→ **Directions**: Return only the lines from the top of the data down to the one that holds "W, H = 651, 777", both included, without any pictures.

→ **Provided entries**:
•••

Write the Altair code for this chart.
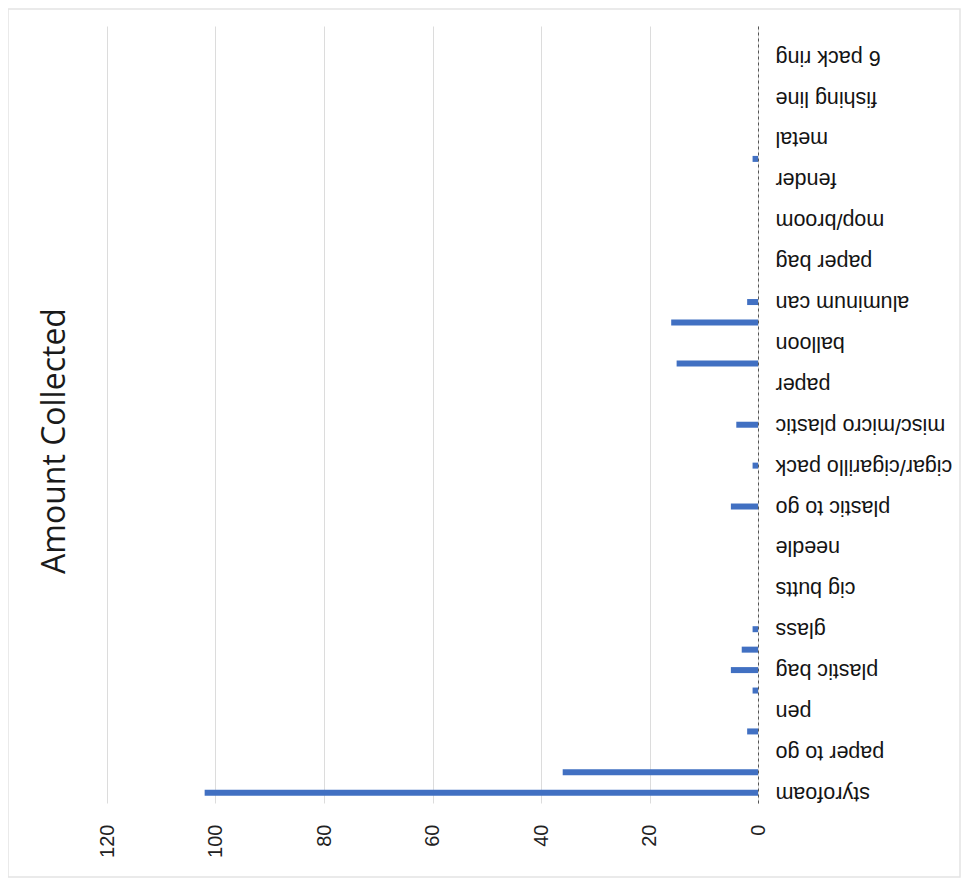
import json
import altair as alt
import pandas as pd

# Category labels shown on the axis (every other category is shown, as in the source)
shown_labels = [
    "styrofoam", "paper to go", "pen", "plastic bag", "glass", "cig butts",
    "needle", "plastic to go", "cigar/cigarillo pack", "misc/micro plastic",
    "paper", "balloon", "aluminum can", "paper bag", "mop/broom", "fender",
    "metal", "fishing line", "6 pack ring",
]
# Amounts for the labelled categories
shown_values = [102, 0, 0, 5, 1, 0, 0, 5, 1, 4, 0, 0, 2, 0, 0, 0, 0, 0, 0]
# Amounts for the unlabelled category that follows each labelled one
between_values = [36, 2, 1, 3, 0, 0, 0, 0, 0, 0, 15, 16, 0, 0, 0, 1, 0, 0, 0]

title_text = "Amount Collected"
x_ticks = [0, 20, 40, 60, 80, 100, 120]

rows = []
for i, (v, w) in enumerate(zip(shown_values, between_values)):
    rows.append({"slot": 2 * i, "value": v})
    rows.append({"slot": 2 * i + 1, "value": w})
df = pd.DataFrame(rows)
n_slots = len(df)
bars_df = df[df["value"] > 0]

label_arr = "[" + ",".join(json.dumps(l) for l in shown_labels) + "]"
label_expr = f"datum.value % 2 == 0 ? {label_arr}[datum.value / 2] : ''"

W, H = 651, 777

bars = alt.Chart(bars_df).mark_bar(size=6, color="#4170c2").encode(
    x=alt.X(
        "value:Q",
        scale=alt.Scale(domain=[0, 120], reverse=True, nice=False),
        axis=alt.Axis(
            orient="bottom", values=x_ticks, grid=True, gridColor="#dcdcdc",
            gridWidth=1, domain=False, ticks=False, labelAngle=270,
            labelFontSize=20, labelFont="Liberation Sans", labelColor="#222222",
            labelPadding=21, title=None,
        ),
    ),
    y=alt.Y(
        "slot:O",
        scale=alt.Scale(domain=list(range(n_slots - 1, -1, -1)), paddingInner=0, paddingOuter=0),
        axis=alt.Axis(
            orient="right", labelExpr=label_expr, labelAngle=180, labelAlign="right",
            labelBaseline="middle", labelFontSize=21.5, labelFont="Liberation Sans",
            labelColor="#141414", labelPadding=17, ticks=False, domain=True,
            domainColor="#555555", domainDash=[3, 3], domainWidth=1, grid=False,
            title=None,
        ),
    ),
)

tdf = pd.DataFrame({"t": [title_text]})
title = alt.Chart(tdf).mark_text(
    angle=270, align="center", baseline="alphabetic", fontSize=32,
    font="Open Sans", color="#1a1a1a",
).encode(text="t:N", x=alt.value(-42), y=alt.value(415))

frame = alt.Chart(tdf).mark_rect(fillOpacity=0, stroke="#e4e4e4", strokeWidth=1.5).encode(
    x=alt.value(-99), x2=alt.value(853), y=alt.value(-17), y2=alt.value(851)
)

chart = alt.layer(frame, bars, title).properties(
    width=W, height=H,
    autosize=alt.AutoSizeParams(type="none"),
    padding={"left": 99, "top": 18, "right": 203, "bottom": 75},
    background="white",
).configure_view(stroke=None)

chart.save("out.html", embed_options={"renderer": "svg", "actions": False})
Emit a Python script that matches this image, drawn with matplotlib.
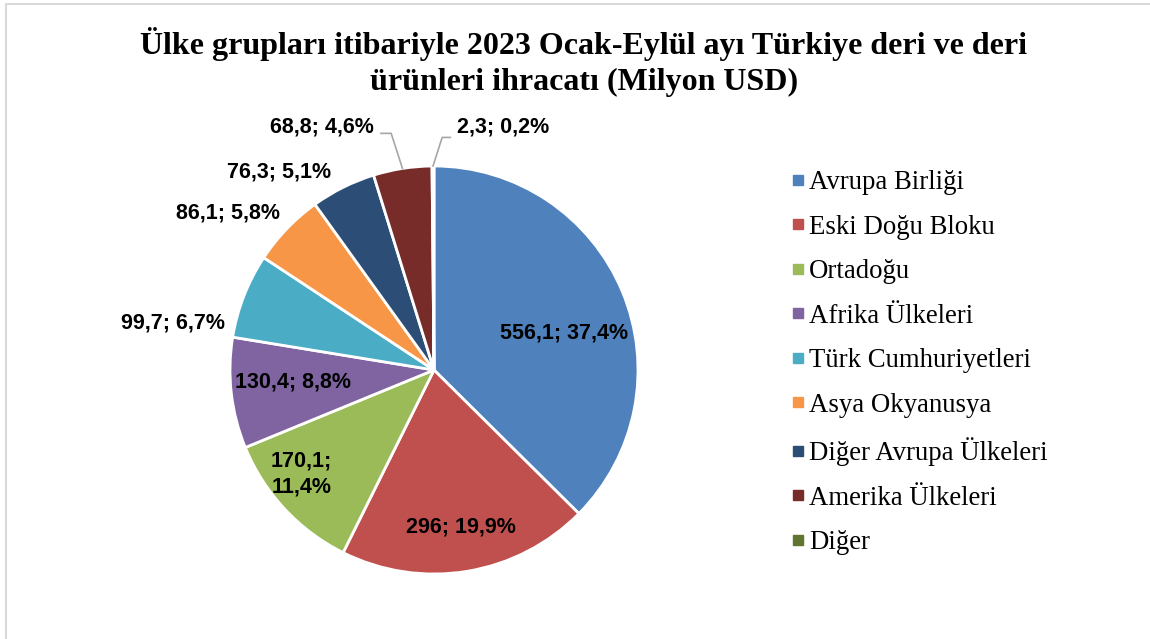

•••

→ **Result for this exercise**:
Write the Altair code for this chart.
import json
import altair as alt
import pandas as pd

# Category labels shown on the axis (every other category is shown, as in the source)
shown_labels = [
    "styrofoam", "paper to go", "pen", "plastic bag", "glass", "cig butts",
    "needle", "plastic to go", "cigar/cigarillo pack", "misc/micro plastic",
    "paper", "balloon", "aluminum can", "paper bag", "mop/broom", "fender",
    "metal", "fishing line", "6 pack ring",
]
# Amounts for the labelled categories
shown_values = [102, 0, 0, 5, 1, 0, 0, 5, 1, 4, 0, 0, 2, 0, 0, 0, 0, 0, 0]
# Amounts for the unlabelled category that follows each labelled one
between_values = [36, 2, 1, 3, 0, 0, 0, 0, 0, 0, 15, 16, 0, 0, 0, 1, 0, 0, 0]

title_text = "Amount Collected"
x_ticks = [0, 20, 40, 60, 80, 100, 120]

rows = []
for i, (v, w) in enumerate(zip(shown_values, between_values)):
    rows.append({"slot": 2 * i, "value": v})
    rows.append({"slot": 2 * i + 1, "value": w})
df = pd.DataFrame(rows)
n_slots = len(df)
bars_df = df[df["value"] > 0]

label_arr = "[" + ",".join(json.dumps(l) for l in shown_labels) + "]"
label_expr = f"datum.value % 2 == 0 ? {label_arr}[datum.value / 2] : ''"

W, H = 651, 777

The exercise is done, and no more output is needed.